WRITTEN TASK: You are to retype all of the data exactly as it appears.

DATASET EXTRACT:
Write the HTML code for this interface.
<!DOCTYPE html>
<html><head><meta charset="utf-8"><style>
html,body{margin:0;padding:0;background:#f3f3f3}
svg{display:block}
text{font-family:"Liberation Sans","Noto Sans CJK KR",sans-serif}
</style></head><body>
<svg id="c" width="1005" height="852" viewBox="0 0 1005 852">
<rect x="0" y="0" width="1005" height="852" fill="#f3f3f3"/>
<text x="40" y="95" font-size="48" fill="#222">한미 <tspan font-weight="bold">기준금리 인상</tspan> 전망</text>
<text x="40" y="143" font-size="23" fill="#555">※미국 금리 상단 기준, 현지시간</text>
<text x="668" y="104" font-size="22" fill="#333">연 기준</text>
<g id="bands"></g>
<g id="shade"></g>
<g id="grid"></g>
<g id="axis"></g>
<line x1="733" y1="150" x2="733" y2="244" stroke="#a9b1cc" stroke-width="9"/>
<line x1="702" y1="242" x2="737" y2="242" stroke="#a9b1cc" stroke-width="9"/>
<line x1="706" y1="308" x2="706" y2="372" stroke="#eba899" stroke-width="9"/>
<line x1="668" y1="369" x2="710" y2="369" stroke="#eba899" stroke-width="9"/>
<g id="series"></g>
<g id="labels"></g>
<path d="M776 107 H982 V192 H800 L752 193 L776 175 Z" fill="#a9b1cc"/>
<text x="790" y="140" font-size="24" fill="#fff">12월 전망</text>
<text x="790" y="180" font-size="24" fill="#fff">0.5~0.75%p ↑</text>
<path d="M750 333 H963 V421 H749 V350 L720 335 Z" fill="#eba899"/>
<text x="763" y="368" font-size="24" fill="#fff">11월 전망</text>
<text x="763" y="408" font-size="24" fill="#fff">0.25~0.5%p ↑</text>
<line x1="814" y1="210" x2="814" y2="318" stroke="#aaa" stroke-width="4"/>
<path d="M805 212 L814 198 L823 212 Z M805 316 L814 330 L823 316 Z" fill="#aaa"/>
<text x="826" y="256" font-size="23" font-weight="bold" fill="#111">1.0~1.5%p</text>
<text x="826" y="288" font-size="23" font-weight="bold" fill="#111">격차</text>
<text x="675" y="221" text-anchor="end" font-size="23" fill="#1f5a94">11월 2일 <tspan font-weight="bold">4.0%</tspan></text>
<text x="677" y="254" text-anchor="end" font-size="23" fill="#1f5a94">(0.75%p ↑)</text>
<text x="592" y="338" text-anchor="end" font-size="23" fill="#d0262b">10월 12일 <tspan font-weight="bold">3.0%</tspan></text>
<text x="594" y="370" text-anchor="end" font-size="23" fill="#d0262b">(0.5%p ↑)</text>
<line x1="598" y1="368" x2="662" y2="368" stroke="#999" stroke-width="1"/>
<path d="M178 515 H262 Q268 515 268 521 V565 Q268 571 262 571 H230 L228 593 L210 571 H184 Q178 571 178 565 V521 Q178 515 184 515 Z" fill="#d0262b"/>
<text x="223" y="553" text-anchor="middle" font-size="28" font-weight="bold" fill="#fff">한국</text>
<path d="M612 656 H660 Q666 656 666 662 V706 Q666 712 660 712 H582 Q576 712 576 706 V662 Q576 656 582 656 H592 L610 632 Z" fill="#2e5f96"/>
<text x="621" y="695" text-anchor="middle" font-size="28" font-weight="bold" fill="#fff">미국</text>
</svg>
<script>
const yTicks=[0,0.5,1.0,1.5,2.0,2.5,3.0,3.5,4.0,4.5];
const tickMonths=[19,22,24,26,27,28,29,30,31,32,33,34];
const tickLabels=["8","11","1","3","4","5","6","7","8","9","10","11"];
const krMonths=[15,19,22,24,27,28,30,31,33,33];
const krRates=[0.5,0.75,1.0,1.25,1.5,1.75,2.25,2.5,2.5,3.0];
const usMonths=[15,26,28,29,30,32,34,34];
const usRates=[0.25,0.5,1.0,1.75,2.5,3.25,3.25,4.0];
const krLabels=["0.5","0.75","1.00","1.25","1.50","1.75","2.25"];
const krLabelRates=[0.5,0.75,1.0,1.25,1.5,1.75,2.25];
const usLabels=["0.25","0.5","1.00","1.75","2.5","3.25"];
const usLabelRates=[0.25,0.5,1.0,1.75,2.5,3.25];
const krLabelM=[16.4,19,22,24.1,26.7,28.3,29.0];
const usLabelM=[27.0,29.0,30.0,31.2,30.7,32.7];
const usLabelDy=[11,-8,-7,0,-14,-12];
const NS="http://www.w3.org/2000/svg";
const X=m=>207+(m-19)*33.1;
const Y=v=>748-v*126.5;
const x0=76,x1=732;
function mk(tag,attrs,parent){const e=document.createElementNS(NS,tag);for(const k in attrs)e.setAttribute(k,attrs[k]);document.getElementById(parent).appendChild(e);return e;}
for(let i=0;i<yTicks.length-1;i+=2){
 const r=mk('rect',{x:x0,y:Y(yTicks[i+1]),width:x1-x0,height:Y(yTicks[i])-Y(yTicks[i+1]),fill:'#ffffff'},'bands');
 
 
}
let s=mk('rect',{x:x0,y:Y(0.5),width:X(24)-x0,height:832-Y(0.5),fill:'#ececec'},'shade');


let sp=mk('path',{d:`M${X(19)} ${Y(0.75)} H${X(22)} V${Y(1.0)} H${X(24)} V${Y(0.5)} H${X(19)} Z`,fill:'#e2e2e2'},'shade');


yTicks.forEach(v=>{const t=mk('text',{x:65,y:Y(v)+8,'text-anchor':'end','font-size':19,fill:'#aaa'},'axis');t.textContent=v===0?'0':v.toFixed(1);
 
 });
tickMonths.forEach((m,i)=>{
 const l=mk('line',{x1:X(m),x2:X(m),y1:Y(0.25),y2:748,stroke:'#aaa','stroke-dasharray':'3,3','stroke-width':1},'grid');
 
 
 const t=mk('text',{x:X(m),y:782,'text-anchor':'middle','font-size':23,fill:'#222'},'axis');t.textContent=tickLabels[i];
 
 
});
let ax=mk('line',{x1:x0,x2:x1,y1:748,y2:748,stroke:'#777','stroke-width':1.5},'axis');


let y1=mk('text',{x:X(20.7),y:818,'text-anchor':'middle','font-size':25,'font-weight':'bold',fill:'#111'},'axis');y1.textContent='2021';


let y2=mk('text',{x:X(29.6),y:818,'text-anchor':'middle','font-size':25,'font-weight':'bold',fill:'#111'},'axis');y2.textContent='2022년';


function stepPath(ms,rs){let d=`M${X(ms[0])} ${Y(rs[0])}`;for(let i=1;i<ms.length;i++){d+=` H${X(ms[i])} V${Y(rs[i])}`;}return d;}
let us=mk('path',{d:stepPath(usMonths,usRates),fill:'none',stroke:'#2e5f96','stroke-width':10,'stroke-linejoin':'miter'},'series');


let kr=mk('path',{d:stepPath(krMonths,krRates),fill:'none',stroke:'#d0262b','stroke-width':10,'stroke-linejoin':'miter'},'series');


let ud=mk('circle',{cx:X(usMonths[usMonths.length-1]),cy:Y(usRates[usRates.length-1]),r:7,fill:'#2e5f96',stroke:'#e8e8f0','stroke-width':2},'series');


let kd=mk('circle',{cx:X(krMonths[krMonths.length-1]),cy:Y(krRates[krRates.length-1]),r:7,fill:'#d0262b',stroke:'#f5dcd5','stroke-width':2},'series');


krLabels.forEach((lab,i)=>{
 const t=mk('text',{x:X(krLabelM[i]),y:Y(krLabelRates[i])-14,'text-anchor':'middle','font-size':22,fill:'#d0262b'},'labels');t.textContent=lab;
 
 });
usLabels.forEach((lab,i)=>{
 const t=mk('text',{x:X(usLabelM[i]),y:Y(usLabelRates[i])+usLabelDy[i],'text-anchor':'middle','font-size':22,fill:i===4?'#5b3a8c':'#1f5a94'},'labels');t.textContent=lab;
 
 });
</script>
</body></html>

RESULT OF THIS TASK:
Write the HTML code for this interface.
<!DOCTYPE html>
<html><head><meta charset="utf-8"><style>
html,body{margin:0;padding:0;background:#f3f3f3}
svg{display:block}
text{font-family:"Liberation Sans","Noto Sans CJK KR",sans-serif}
</style></head><body>
<svg id="c" width="1005" height="852" viewBox="0 0 1005 852">
<rect x="0" y="0" width="1005" height="852" fill="#f3f3f3"/>
<text x="40" y="95" font-size="48" fill="#222">한미 <tspan font-weight="bold">기준금리 인상</tspan> 전망</text>
<text x="40" y="143" font-size="23" fill="#555">※미국 금리 상단 기준, 현지시간</text>
<text x="668" y="104" font-size="22" fill="#333">연 기준</text>
<g id="bands"></g>
<g id="shade"></g>
<g id="grid"></g>
<g id="axis"></g>
<line x1="733" y1="150" x2="733" y2="244" stroke="#a9b1cc" stroke-width="9"/>
<line x1="702" y1="242" x2="737" y2="242" stroke="#a9b1cc" stroke-width="9"/>
<line x1="706" y1="308" x2="706" y2="372" stroke="#eba899" stroke-width="9"/>
<line x1="668" y1="369" x2="710" y2="369" stroke="#eba899" stroke-width="9"/>
<g id="series"></g>
<g id="labels"></g>
<path d="M776 107 H982 V192 H800 L752 193 L776 175 Z" fill="#a9b1cc"/>
<text x="790" y="140" font-size="24" fill="#fff">12월 전망</text>
<text x="790" y="180" font-size="24" fill="#fff">0.5~0.75%p ↑</text>
<path d="M750 333 H963 V421 H749 V350 L720 335 Z" fill="#eba899"/>
<text x="763" y="368" font-size="24" fill="#fff">11월 전망</text>
<text x="763" y="408" font-size="24" fill="#fff">0.25~0.5%p ↑</text>
<line x1="814" y1="210" x2="814" y2="318" stroke="#aaa" stroke-width="4"/>
<path d="M805 212 L814 198 L823 212 Z M805 316 L814 330 L823 316 Z" fill="#aaa"/>
<text x="826" y="256" font-size="23" font-weight="bold" fill="#111">1.0~1.5%p</text>
<text x="826" y="288" font-size="23" font-weight="bold" fill="#111">격차</text>
<text x="675" y="221" text-anchor="end" font-size="23" fill="#1f5a94">11월 2일 <tspan font-weight="bold">4.0%</tspan></text>
<text x="677" y="254" text-anchor="end" font-size="23" fill="#1f5a94">(0.75%p ↑)</text>
<text x="592" y="338" text-anchor="end" font-size="23" fill="#d0262b">10월 12일 <tspan font-weight="bold">3.0%</tspan></text>
<text x="594" y="370" text-anchor="end" font-size="23" fill="#d0262b">(0.5%p ↑)</text>
<line x1="598" y1="368" x2="662" y2="368" stroke="#999" stroke-width="1"/>
<path d="M178 515 H262 Q268 515 268 521 V565 Q268 571 262 571 H230 L228 593 L210 571 H184 Q178 571 178 565 V521 Q178 515 184 515 Z" fill="#d0262b"/>
<text x="223" y="553" text-anchor="middle" font-size="28" font-weight="bold" fill="#fff">한국</text>
<path d="M612 656 H660 Q666 656 666 662 V706 Q666 712 660 712 H582 Q576 712 576 706 V662 Q576 656 582 656 H592 L610 632 Z" fill="#2e5f96"/>
<text x="621" y="695" text-anchor="middle" font-size="28" font-weight="bold" fill="#fff">미국</text>
</svg>
<script>
const yTicks=[0,0.5,1.0,1.5,2.0,2.5,3.0,3.5,4.0,4.5];
const tickMonths=[19,22,24,26,27,28,29,30,31,32,33,34];
const tickLabels=["8","11","1","3","4","5","6","7","8","9","10","11"];
const krMonths=[15,19,22,24,27,28,30,31,33,33];
const krRates=[0.5,0.75,1.0,1.25,1.5,1.75,2.25,2.5,2.5,3.0];
const usMonths=[15,26,28,29,30,32,34,34];
const usRates=[0.25,0.5,1.0,1.75,2.5,3.25,3.25,4.0];
const krLabels=["0.5","0.75","1.00","1.25","1.50","1.75","2.25"];
const krLabelRates=[0.5,0.75,1.0,1.25,1.5,1.75,2.25];
const usLabels=["0.25","0.5","1.00","1.75","2.5","3.25"];
const usLabelRates=[0.25,0.5,1.0,1.75,2.5,3.25];
const krLabelM=[16.4,19,22,24.1,26.7,28.3,29.0];
const usLabelM=[27.0,29.0,30.0,31.2,30.7,32.7];
const usLabelDy=[11,-8,-7,0,-14,-12];
const NS="http://www.w3.org/2000/svg";
const X=m=>207+(m-19)*33.1;
const Y=v=>748-v*126.5;
const x0=76,x1=732;
function mk(tag,attrs,parent){const e=document.createElementNS(NS,tag);for(const k in attrs)e.setAttribute(k,attrs[k]);document.getElementById(parent).appendChild(e);return e;}
for(let i=0;i<yTicks.length-1;i+=2){
 const r=mk('rect',{x:x0,y:Y(yTicks[i+1]),width:x1-x0,height:Y(yTicks[i])-Y(yTicks[i+1]),fill:'#ffffff'},'bands');
 
 
}
let s=mk('rect',{x:x0,y:Y(0.5),width:X(24)-x0,height:832-Y(0.5),fill:'#ececec'},'shade');


let sp=mk('path',{d:`M${X(19)} ${Y(0.75)} H${X(22)} V${Y(1.0)} H${X(24)} V${Y(0.5)} H${X(19)} Z`,fill:'#e2e2e2'},'shade');


yTicks.forEach(v=>{const t=mk('text',{x:65,y:Y(v)+8,'text-anchor':'end','font-size':19,fill:'#aaa'},'axis');t.textContent=v===0?'0':v.toFixed(1);
 
 });
tickMonths.forEach((m,i)=>{
 const l=mk('line',{x1:X(m),x2:X(m),y1:Y(0.25),y2:748,stroke:'#aaa','stroke-dasharray':'3,3','stroke-width':1},'grid');
 
 
 const t=mk('text',{x:X(m),y:782,'text-anchor':'middle','font-size':23,fill:'#222'},'axis');t.textContent=tickLabels[i];
 
 
});
let ax=mk('line',{x1:x0,x2:x1,y1:748,y2:748,stroke:'#777','stroke-width':1.5},'axis');


let y1=mk('text',{x:X(20.7),y:818,'text-anchor':'middle','font-size':25,'font-weight':'bold',fill:'#111'},'axis');y1.textContent='2021';


let y2=mk('text',{x:X(29.6),y:818,'text-anchor':'middle','font-size':25,'font-weight':'bold',fill:'#111'},'axis');y2.textContent='2022년';


function stepPath(ms,rs){let d=`M${X(ms[0])} ${Y(rs[0])}`;for(let i=1;i<ms.length;i++){d+=` H${X(ms[i])} V${Y(rs[i])}`;}return d;}
let us=mk('path',{d:stepPath(usMonths,usRates),fill:'none',stroke:'#2e5f96','stroke-width':10,'stroke-linejoin':'miter'},'series');


let kr=mk('path',{d:stepPath(krMonths,krRates),fill:'none',stroke:'#d0262b','stroke-width':10,'stroke-linejoin':'miter'},'series');


let ud=mk('circle',{cx:X(usMonths[usMonths.length-1]),cy:Y(usRates[usRates.length-1]),r:7,fill:'#2e5f96',stroke:'#e8e8f0','stroke-width':2},'series');


let kd=mk('circle',{cx:X(krMonths[krMonths.length-1]),cy:Y(krRates[krRates.length-1]),r:7,fill:'#d0262b',stroke:'#f5dcd5','stroke-width':2},'series');


krLabels.forEach((lab,i)=>{
 const t=mk('text',{x:X(krLabelM[i]),y:Y(krLabelRates[i])-14,'text-anchor':'middle','font-size':22,fill:'#d0262b'},'labels');t.textContent=lab;
 
 });
usLabels.forEach((lab,i)=>{
 const t=mk('text',{x:X(usLabelM[i]),y:Y(usLabelRates[i])+usLabelDy[i],'text-anchor':'middle','font-size':22,fill:i===4?'#5b3a8c':'#1f5a94'},'labels');t.textContent=lab;
 
 });
</script>
</body></html>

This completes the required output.